El trabajo que siempre tengo pendiente se está acabando y ya no quiero tener más domingos. Sueño con los lunes, aunque no sean al sol.
Esta mañana, aún en la cama, he oído un llanto desesperado. He pensado que mi vecino de abajo, un niño con down de 14 años querría bajar a la calle. Ayer por la tarde el portero, presionado por el presidente de la comunidad, un divorciado carpetovetónico de cara avinagrada, le mandó de vuelta a casa cuando jugaba, solo, tirando pelotas a la canasta de baloncesto instalada en la zona de juegos, totalmente aislada y al aire libre, de la urbanización. Lo presencié desde mi ventana y sentí un sabor ácido en la garganta.

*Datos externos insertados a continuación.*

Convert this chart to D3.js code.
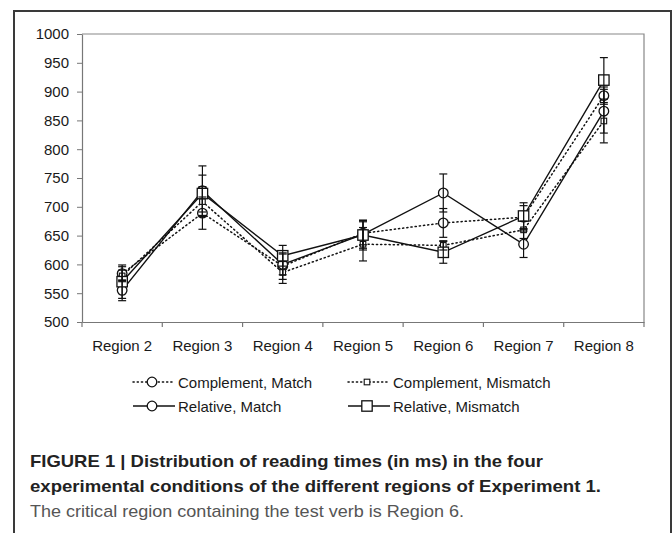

Me he levantado, conteniendo la respiración, eliminando cualquier sonido añadido, y he intentado localizar el origen de la desdicha. En ese momento, el vecino ha soltado una carcajada que se ha confundido con el llanto. Él no era.
Una luz roja se ha encendido en mi cabeza. ¡entonces era mi nieto, vecino de descansillo y al que solo veo por skype! Ya sin ningún sigilo, me he aproximado al salón. La pared colindante está forrada de estanterías llenas de libros que amortiguan los ruidos pero, aún así, he creído que este quejido sería audible. No era él. El llanto, en esta habitación, se alejaba.
He vuelto sobre mis pasos, expectante. Al abrir la puerta del baño he localizado al causante de semejante alboroto: mis deportivas rojas con rayas negras y suelo de amortiguación, que miman mis pies desde hace años, lloraban con desconsuelo. El sonido se escapaba a través del pequeño agujero que presentan en la puntera y que me han ido fabricando con amor para que mi dedo martillo no sufra. Las he acunado en mi regazo hasta que he conseguido que, entre hipidos, aplacaran su desconsuelo. Intentando explicarles la lejanía del asfalto, me las he calzado y he comenzado a circular por el pasillo, rodeando mesas y muebles: cincuenta pasos ida, cincuenta pasos vuelta, doscientas veces. Cuando he finalizado, al descalzarme, las dos lengüetas me han sonreído.
Poco después me he aupado sobre mis botas de tacón, me he colgado del hombro, en bandolera sobre el chándal que voy a tirar a la basura en cualquier momento, el bolso de salir a andar y he comenzado otra caminata por el salón.